All-electric vehicles and their continued integration into the mass marketplace topped our stories this week on Gas2. As always, Tesla’s subversive marketing (they rarely advertise, instead just announcing the next innovation) made a lot of headlines, as the all-electric car company moved its focus quickly from the newly released Model 3 to announcements about the upcoming Model Y. But electric cars cannot alone shift the transportation sector to reduced emissions levels — all-electric commercial trucks will have to join the trend. And they must, for in Europe they contribute 20% of greenhouse gas emissions. Think about the transportation sector in the U.S….
In the news, too, this week was the announcement that Mazda and Toyota have entered into a limited partnership, with speculation pointing to the collaboration yielding an all-electric vehicle for a shared catalog. Such meetings-of-the-mind have the Koch brothers nervous, for their newest video slams EVs as a way for wealthy people to receive subsidies at the taxpayers’ expense. (You have to watch this video, as they fail to disclose their own enormous white privilege as they cast white males as culprits in an EV conspiracy.)
Finally, advance videos of the unprepossessing 2018 Nissan LEAF have leaked and attracted much speculation. Will the newly updated version be prettier, more technologically savvy, and hold a longer charge? This is known, Khaleesi: the LEAF will continue to be an affordable EV option for the average Jane and Joe.
Here are those stories about all-electric vehicles, their potential to improve air quality and mitigate climate change, and more on this week’s edition of “The Gas2 Week in Review.”

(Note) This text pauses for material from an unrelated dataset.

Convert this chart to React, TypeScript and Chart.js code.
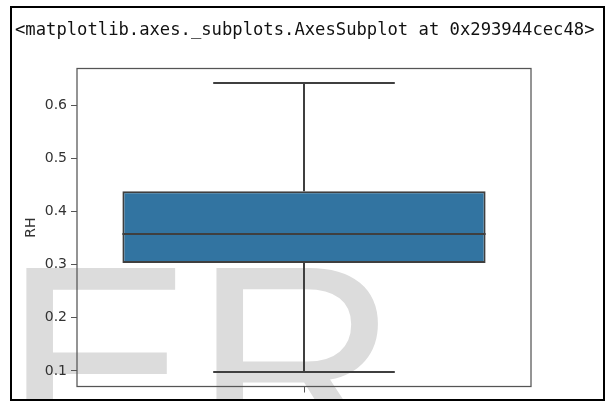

Contradicting his own recent statement that the upcoming Model Y would be built on a unique chassis in a new factory, Tesla CEO Elon has been curtailed by his “executive team” and has acknowledged that the SUV will be based largely on the Model 3 and feature a variation of the falcon-wing doors. Those doors are iconic markers for the Model X. The Model Y is expected to muster demand of a million cars per year, which exceeds the Fremont factory’s current capacity of a half million cars per year. With Musk hoping to introduce the Model Y in 2020, the announcement for Model Y production facility will soon be another media-grabbing headline for the all-electric car maker.